Coïncidant avec la Journée des droits de l'homme, cet événement a souligné que le trafic illicite est bien plus qu'une activité criminelle, car il efface l'identité, viole les droits humains et diminue la signification culturelle du patrimoine.
Les intervenants ont noté que les trafiquants continuent d'exploiter les lacunes juridiques, les plateformes numériques et l'instabilité géopolitique. Face à la croissante complexité et à la dimension transnationale du trafic illicit, une coopération multilatérale renforcée, soutenue par des outils d'enquête modernes et une coordination régionale, est nécessaire.

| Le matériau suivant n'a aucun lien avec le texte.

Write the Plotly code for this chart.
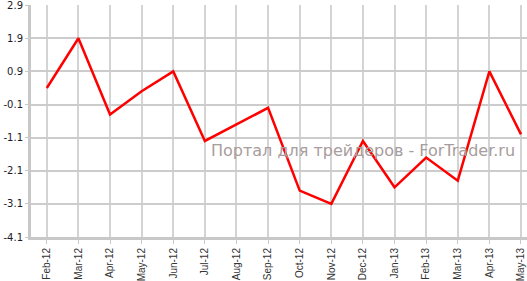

Les technologies émergentes, la modélisation des mégadonnées et l'intelligence artificielle ont été citées comme des outils prometteurs pour prévoir les tendances et permettre une intervention précoce. Les bases de données améliorées, l'identification assistée par l’IA, l'analyse nucléaire et les plateformes numériques sont de plus en plus utiles pour la recherche sur la provenance et les mesures préventives.
L'éducation a été identifiée comme un mécanisme essentiel pour élaborer des solutions à long terme. Les participants ont souligné la nécessité de sensibiliser un public plus large, afin qu'il comprenne que conserver chez soi des objets issus du trafic illicit est socialement inacceptable et ne doit pas être glorifiée . Ces objets ne doivent pas être considérés comme des articles de décoration ; les récupérer est une question de dignité, de mémoire et d'appartenance. Il a été noté que les communautés locales sont les meilleures gardiennes de leur patrimoine. L'éducation doit donc s’adresser à tous les niveaux, des praticiens de première ligne, tels que les douaniers, aux gestionnaires, et utiliser des formats accessibles, notamment les langues locales, des méthodes interactives et des jeux vidéo.
La discussion a également souligné l'importance de renforcer les instruments juridiques internationaux et les synergies entre les normes internationales, les cadres législatifs, les initiatives de renforcement des capacités, les plateformes technologiques et les mécanismes de restitution. Les participants ont salué le rôle de coordination et de renforcement des capacités de l'ICCROM, ainsi que ses efforts pour unir les acteurs internationaux autour d'une vision commune de la résilience culturelle.
À l'issue de l'événement, la Directrice générale a réaffirmé l'engagement de l'ICCROM à co-concevoir une feuille de route commune et à constituer une coalition de partenaires alignés sur les principes de la résolution des Nations Unies. En favorisant des idées concrètes et une collaboration renouvelée, l'ICCROM vise à accélérer les efforts mondiaux de lutte contre le trafic illicite et à soutenir la récupération et la restitution des biens culturels, afin de garantir que le patrimoine reste une ressource vivante pour les générations futures.